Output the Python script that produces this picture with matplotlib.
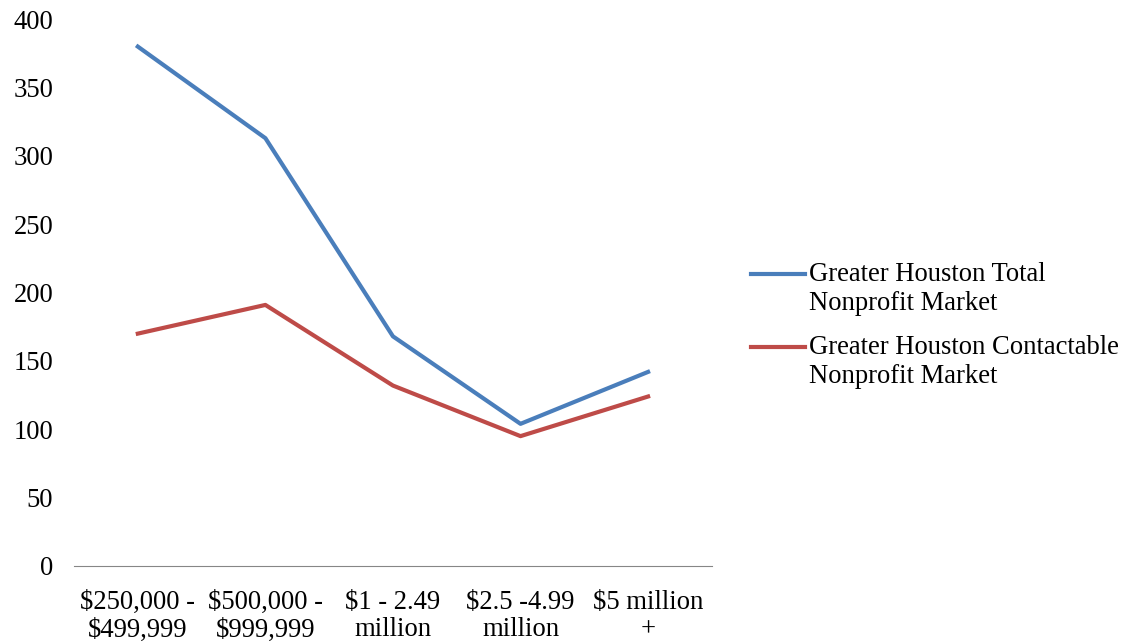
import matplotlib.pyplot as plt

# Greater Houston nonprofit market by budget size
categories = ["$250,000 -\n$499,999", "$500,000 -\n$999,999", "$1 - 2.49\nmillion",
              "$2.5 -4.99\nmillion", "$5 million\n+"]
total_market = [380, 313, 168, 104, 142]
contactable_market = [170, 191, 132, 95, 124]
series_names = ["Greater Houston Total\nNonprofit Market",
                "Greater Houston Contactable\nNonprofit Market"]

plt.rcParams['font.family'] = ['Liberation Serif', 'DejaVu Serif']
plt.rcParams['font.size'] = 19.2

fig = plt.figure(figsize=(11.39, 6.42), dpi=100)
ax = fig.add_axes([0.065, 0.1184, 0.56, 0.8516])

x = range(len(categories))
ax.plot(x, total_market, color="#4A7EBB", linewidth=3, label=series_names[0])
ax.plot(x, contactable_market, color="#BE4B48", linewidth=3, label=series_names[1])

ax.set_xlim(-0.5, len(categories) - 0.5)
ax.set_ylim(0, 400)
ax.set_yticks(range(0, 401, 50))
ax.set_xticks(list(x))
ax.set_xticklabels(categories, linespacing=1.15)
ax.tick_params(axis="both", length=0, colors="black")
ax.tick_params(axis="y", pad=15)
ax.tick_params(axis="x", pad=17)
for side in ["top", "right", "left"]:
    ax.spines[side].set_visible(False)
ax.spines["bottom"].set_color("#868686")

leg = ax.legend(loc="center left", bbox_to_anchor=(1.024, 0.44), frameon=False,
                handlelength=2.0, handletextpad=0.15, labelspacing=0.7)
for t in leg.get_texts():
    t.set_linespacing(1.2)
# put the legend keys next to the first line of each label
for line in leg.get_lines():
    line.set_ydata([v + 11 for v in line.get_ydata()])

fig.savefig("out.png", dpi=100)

───

## Description of the task
Write out each line again precisely as it appears, skipping every picture.

## Exercise result
Output the Python script that produces this picture with matplotlib.
import matplotlib.pyplot as plt

# Greater Houston nonprofit market by budget size
categories = ["$250,000 -\n$499,999", "$500,000 -\n$999,999", "$1 - 2.49\nmillion",
              "$2.5 -4.99\nmillion", "$5 million\n+"]
total_market = [380, 313, 168, 104, 142]
contactable_market = [170, 191, 132, 95, 124]
series_names = ["Greater Houston Total\nNonprofit Market",
                "Greater Houston Contactable\nNonprofit Market"]

plt.rcParams['font.family'] = ['Liberation Serif', 'DejaVu Serif']
plt.rcParams['font.size'] = 19.2

fig = plt.figure(figsize=(11.39, 6.42), dpi=100)
ax = fig.add_axes([0.065, 0.1184, 0.56, 0.8516])

x = range(len(categories))
ax.plot(x, total_market, color="#4A7EBB", linewidth=3, label=series_names[0])
ax.plot(x, contactable_market, color="#BE4B48", linewidth=3, label=series_names[1])

ax.set_xlim(-0.5, len(categories) - 0.5)
ax.set_ylim(0, 400)
ax.set_yticks(range(0, 401, 50))
ax.set_xticks(list(x))
ax.set_xticklabels(categories, linespacing=1.15)
ax.tick_params(axis="both", length=0, colors="black")
ax.tick_params(axis="y", pad=15)
ax.tick_params(axis="x", pad=17)
for side in ["top", "right", "left"]:
    ax.spines[side].set_visible(False)
ax.spines["bottom"].set_color("#868686")

leg = ax.legend(loc="center left", bbox_to_anchor=(1.024, 0.44), frameon=False,
                handlelength=2.0, handletextpad=0.15, labelspacing=0.7)
for t in leg.get_texts():
    t.set_linespacing(1.2)
# put the legend keys next to the first line of each label
for line in leg.get_lines():
    line.set_ydata([v + 11 for v in line.get_ydata()])

fig.savefig("out.png", dpi=100)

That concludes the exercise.